La conciliation de ces intérêts opposés a pour conséquence que la limitation de concurrence imposée au salarié doit être absolument nécessaire et justifiée par la protection de l'intérêt commercial légitime de l'employeur. La première phrase du § 74a, al. 1er HGB répond à cette préoccupation. Mais le salarié doit aussi être assuré du versement d'une indemnité destinée à le dédommager du préjudice qu'il subit à raison de la limitation de ses possibilités de carrière. Le § 74, al. 2 HGB prend en compte cette exigence. L'employeur ne jouira cependant jamais d'une protection absolue contre la concurrence éventuelle du salarié.

60-N. Achterberg conteste que l'obligation d'indemniser le salarié puisse justifier la limitation de liberté résultant d'une clause de non-concurrence puisque feraient alors défaut conditions objectives et conditions subjectives de licéité. La limitation contractuelle de concurrence ne correspond pas à un Gemeinwohl (bien commun), mais sert uniquement l'intérêt particulier de l'employeur. Elle contrevient donc à l'art. 12 GG, ce qui constitue une atteinte illégitime à la liberté de choix de sa profession par le salarié. L'employeur ne peut pas d'avantage se référer à la protection d'un droit de propriété pour tenter de justifier la restriction de concurrence imposée au salarié. Enfin, la clause de non-concurrence porte gravement atteinte au principe du sozialer Rechtsstaat (Etat social de droit) 150.
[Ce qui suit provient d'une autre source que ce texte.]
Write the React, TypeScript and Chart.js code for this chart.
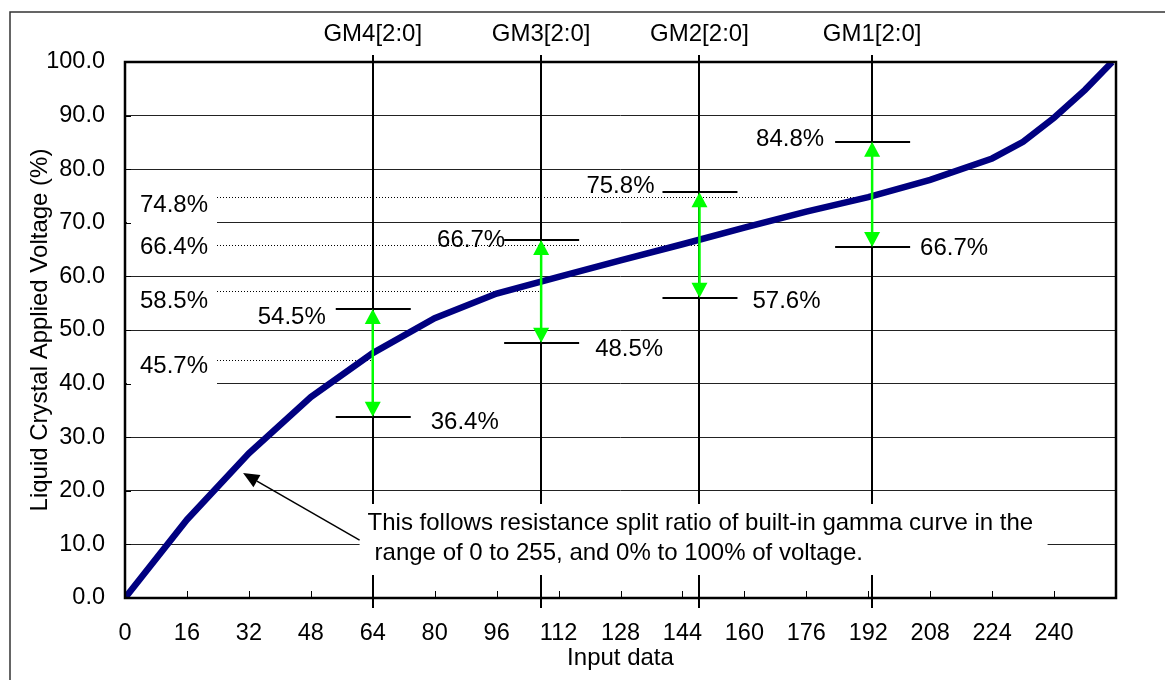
import React, { useEffect, useRef } from 'react';
import { Chart, registerables } from 'chart.js';

Chart.register(...registerables);

// ---- data ----
const inputCodes = [0, 16, 32, 48, 64, 80, 96, 112, 128, 144, 160, 176, 192, 208, 224, 232, 240, 248, 255];
const voltagePct = [0, 14.6, 27.0, 37.5, 45.7, 52.2, 56.8, 59.9, 63.0, 66.0, 69.1, 72.1, 74.8, 78.0, 82.0, 85.1, 89.6, 94.8, 100];

const gmLabels = ['GM4[2:0]', 'GM3[2:0]', 'GM2[2:0]', 'GM1[2:0]'];
const gmInputs = [64, 107.5, 148.4, 193];
const gmUpper = [53.9, 66.8, 75.7, 85.1];
const gmLower = [33.8, 47.6, 56.0, 65.5];
const gmUpperLabels = ['54.5%', '66.7%', '75.8%', '84.8%'];
const gmLowerLabels = ['36.4%', '48.5%', '57.6%', '66.7%'];

const refLabels = ['74.8%', '66.4%', '58.5%', '45.7%'];
const refLevels = [74.8, 65.9, 57.3, 44.4];
const refGmIndex = [3, 2, 1, 0];

const xTickStep = 16;
const yTickStep = 10;
const xMax = 256;
const yMax = 100;

const annotationLines = [
  'This follows resistance split ratio of built-in gamma curve in the',
  'range of 0 to 255, and 0% to 100% of voltage.',
];
const arrowTip = [30.5, 23.3];
const arrowTail = [60.6, 10.8];

const yTitle = 'Liquid Crystal Applied Voltage (%)';
const xTitle = 'Input data';

// ---- layout / style (pixel offsets relative to scale positions) ----
const FONT = '"Liberation Sans", Arial, Helvetica, sans-serif';
const FS = 24;
const TICK_FS = 23.5;
const upperLabelDx = [-47, -36, -45, -48];
const upperLabelDy = [8, 0, -6, -2];
const lowerLabelDx = [58, 54, 53, 48];
const lowerLabelDy = [6, 7, 4, 1];
const refLabelDy = [8, 3, 11, 6];

const overlay = {
  id: 'overlay',
  beforeDatasetsDraw(chart: any) {
    const ctx = chart.ctx as CanvasRenderingContext2D;
    const xs = chart.scales.x;
    const ys = chart.scales.y;
    const area = chart.chartArea;
    ctx.save();
    // white label boxes on the left (hide gridlines)
    refLabels.forEach((_, i) => {
      const y = ys.getPixelForValue(refLevels[i]) + refLabelDy[i];
      ctx.fillStyle = '#fff';
      ctx.fillRect(area.left + 2, y - 19, 90, 40);
    });
    // dotted reference lines
    ctx.strokeStyle = '#000';
    ctx.lineWidth = 1;
    ctx.setLineDash([1, 2]);
    refLevels.forEach((v, i) => {
      const y = Math.round(ys.getPixelForValue(v)) + 0.5;
      const xe = xs.getPixelForValue(gmInputs[refGmIndex[i]]);
      ctx.beginPath();
      ctx.moveTo(area.left + 92, y);
      ctx.lineTo(xe, y);
      ctx.stroke();
    });
    ctx.setLineDash([]);
    // GM vertical lines
    ctx.strokeStyle = '#000';
    ctx.lineWidth = 2;
    gmInputs.forEach((g) => {
      const x = Math.round(xs.getPixelForValue(g));
      ctx.beginPath();
      ctx.moveTo(x, area.top - 7);
      ctx.lineTo(x, area.bottom + 10);
      ctx.stroke();
    });
    // marker segments
    ctx.lineWidth = 2;
    gmInputs.forEach((g, i) => {
      const x = xs.getPixelForValue(g);
      [gmUpper[i], gmLower[i]].forEach((v) => {
        const y = Math.round(ys.getPixelForValue(v));
        ctx.beginPath();
        ctx.moveTo(x - 37, y);
        ctx.lineTo(x + 38, y);
        ctx.stroke();
      });
    });
    // annotation box
    const tx = xs.getPixelForValue(arrowTail[0]);
    ctx.fillStyle = '#fff';
    ctx.fillRect(tx, area.bottom - 94, 688, 71);
    ctx.restore();
  },
  afterDatasetsDraw(chart: any) {
    const ctx = chart.ctx as CanvasRenderingContext2D;
    const xs = chart.scales.x;
    const ys = chart.scales.y;
    const area = chart.chartArea;
    ctx.save();
    // green double arrows
    ctx.strokeStyle = '#00ff00';
    ctx.fillStyle = '#00ff00';
    ctx.lineWidth = 2.5;
    gmInputs.forEach((g, i) => {
      const x = xs.getPixelForValue(g);
      const yt = ys.getPixelForValue(gmUpper[i]);
      const yb = ys.getPixelForValue(gmLower[i]);
      const hl = 15, hw = 8;
      ctx.beginPath();
      ctx.moveTo(x, yt + hl - 1);
      ctx.lineTo(x, yb - hl + 1);
      ctx.stroke();
      ctx.beginPath();
      ctx.moveTo(x, yt);
      ctx.lineTo(x - hw, yt + hl);
      ctx.lineTo(x + hw, yt + hl);
      ctx.closePath();
      ctx.fill();
      ctx.beginPath();
      ctx.moveTo(x, yb);
      ctx.lineTo(x - hw, yb - hl);
      ctx.lineTo(x + hw, yb - hl);
      ctx.closePath();
      ctx.fill();
    });
    // plot frame
    ctx.strokeStyle = '#000';
    ctx.lineWidth = 2.5;
    ctx.strokeRect(area.left, area.top, area.right - area.left, area.bottom - area.top);
    // inside tick marks
    ctx.lineWidth = 1;
    for (let v = xTickStep; v < xMax; v += xTickStep) {
      const x = Math.round(xs.getPixelForValue(v)) + 0.5;
      ctx.beginPath();
      ctx.moveTo(x, area.bottom);
      ctx.lineTo(x, area.bottom - 7);
      ctx.stroke();
    }
    for (let v = yTickStep; v < yMax; v += yTickStep) {
      const y = Math.round(ys.getPixelForValue(v)) + 0.5;
      ctx.beginPath();
      ctx.moveTo(area.left, y);
      ctx.lineTo(area.left + 6, y);
      ctx.stroke();
    }
    // texts
    ctx.fillStyle = '#000';
    ctx.font = `${FS}px ${FONT}`;
    ctx.textBaseline = 'middle';
    refLabels.forEach((t, i) => {
      ctx.textAlign = 'left';
      ctx.fillText(t, area.left + 15, ys.getPixelForValue(refLevels[i]) + refLabelDy[i]);
    });
    gmInputs.forEach((g, i) => {
      const x = xs.getPixelForValue(g);
      ctx.textAlign = 'right';
      ctx.fillText(gmUpperLabels[i], x + upperLabelDx[i], ys.getPixelForValue(gmUpper[i]) + upperLabelDy[i]);
      ctx.textAlign = 'left';
      ctx.fillText(gmLowerLabels[i], x + lowerLabelDx[i], ys.getPixelForValue(gmLower[i]) + lowerLabelDy[i]);
    });
    // annotation text + arrow
    const tx = xs.getPixelForValue(arrowTail[0]);
    const ty = ys.getPixelForValue(arrowTail[1]);
    ctx.textAlign = 'left';
    ctx.fillText(annotationLines[0], tx + 8, area.bottom - 75);
    ctx.fillText(annotationLines[1], tx + 15, area.bottom - 45);
    const ax = xs.getPixelForValue(arrowTip[0]);
    const ay = ys.getPixelForValue(arrowTip[1]);
    const ang = Math.atan2(ay - ty, ax - tx);
    const hl = 16, hw = 7;
    const bx = ax - hl * Math.cos(ang);
    const by = ay - hl * Math.sin(ang);
    ctx.strokeStyle = '#000';
    ctx.lineWidth = 1.5;
    ctx.beginPath();
    ctx.moveTo(tx, ty);
    ctx.lineTo(bx, by);
    ctx.stroke();
    ctx.beginPath();
    ctx.moveTo(ax, ay);
    ctx.lineTo(bx + hw * Math.sin(ang), by - hw * Math.cos(ang));
    ctx.lineTo(bx - hw * Math.sin(ang), by + hw * Math.cos(ang));
    ctx.closePath();
    ctx.fill();
    ctx.restore();
  },
  afterDraw(chart: any) {
    const ctx = chart.ctx as CanvasRenderingContext2D;
    const xs = chart.scales.x;
    const area = chart.chartArea;
    ctx.save();
    // outer frame
    ctx.strokeStyle = '#333';
    ctx.lineWidth = 1.5;
    ctx.strokeRect(10, 12, 1200, 700);
    ctx.fillStyle = '#000';
    ctx.font = `${FS}px ${FONT}`;
    ctx.textAlign = 'center';
    ctx.textBaseline = 'middle';
    gmLabels.forEach((t, i) => {
      ctx.fillText(t, xs.getPixelForValue(gmInputs[i]), area.top - 28);
    });
    ctx.fillText(xTitle, (area.left + area.right) / 2, area.bottom + 60);
    ctx.translate(40, (area.top + area.bottom) / 2);
    ctx.rotate(-Math.PI / 2);
    ctx.fillText(yTitle, 0, 0);
    ctx.restore();
  },
};

export default function App() {
  const ref = useRef<HTMLCanvasElement | null>(null);
  useEffect(() => {
    if (!ref.current) return;
    Chart.defaults.font.family = FONT;
    const chart = new Chart(ref.current, {
      type: 'line',
      data: {
        datasets: [
          {
            data: inputCodes.map((x, i) => ({ x, y: voltagePct[i] })),
            borderColor: '#000080',
            borderWidth: 6.5,
            pointRadius: 0,
            tension: 0,
            fill: false,
          },
        ],
      },
      options: {
        animation: false,
        responsive: false,
        devicePixelRatio: 1,
        layout: { padding: { top: 62, right: 49, left: 0, bottom: 0 } },
        plugins: { legend: { display: false }, tooltip: { enabled: false } },
        scales: {
          x: {
            type: 'linear',
            min: 0,
            max: xMax,
            border: { display: false },
            grid: { display: false, drawTicks: false },
            ticks: {
              stepSize: xTickStep,
              padding: 21,
              color: '#000',
              font: { size: TICK_FS, family: FONT },
              maxRotation: 0,
              autoSkip: false,
              callback: (v: any) => (v >= xMax ? '' : String(v)),
            },
            afterFit: (s: any) => {
              s.height = 82;
            },
          },
          y: {
            type: 'linear',
            min: 0,
            max: yMax,
            border: { display: false },
            grid: { color: '#222', lineWidth: 1, drawTicks: false },
            ticks: {
              stepSize: yTickStep,
              padding: 20,
              color: '#000',
              font: { size: TICK_FS, family: FONT },
              callback: (v: any) => Number(v).toFixed(1),
            },
            afterFit: (s: any) => {
              s.width = 125;
            },
          },
        },
      },
      plugins: [overlay],
    });
    return () => chart.destroy();
  }, []);
  return (
    <div style={{ position: 'fixed', left: 0, top: 0, width: 1165, height: 680, background: '#fff' }}>
      <canvas ref={ref} width={1165} height={680} style={{ width: 1165, height: 680, display: 'block' }} />
    </div>
  );
}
La doctrine dominante s'oppose à N. Achterberg en estimant qu'une limitation modérée de la liberté professionnelle du salarié peut être justifiée par l'intérêt essentiel de l'employeur.

S. Westhoff soutient que les intérêts du salarié seront suffisamment protégés par un contrôle judiciaire approfondi des conditions imposées par les §§ 74 et s. HGB 151.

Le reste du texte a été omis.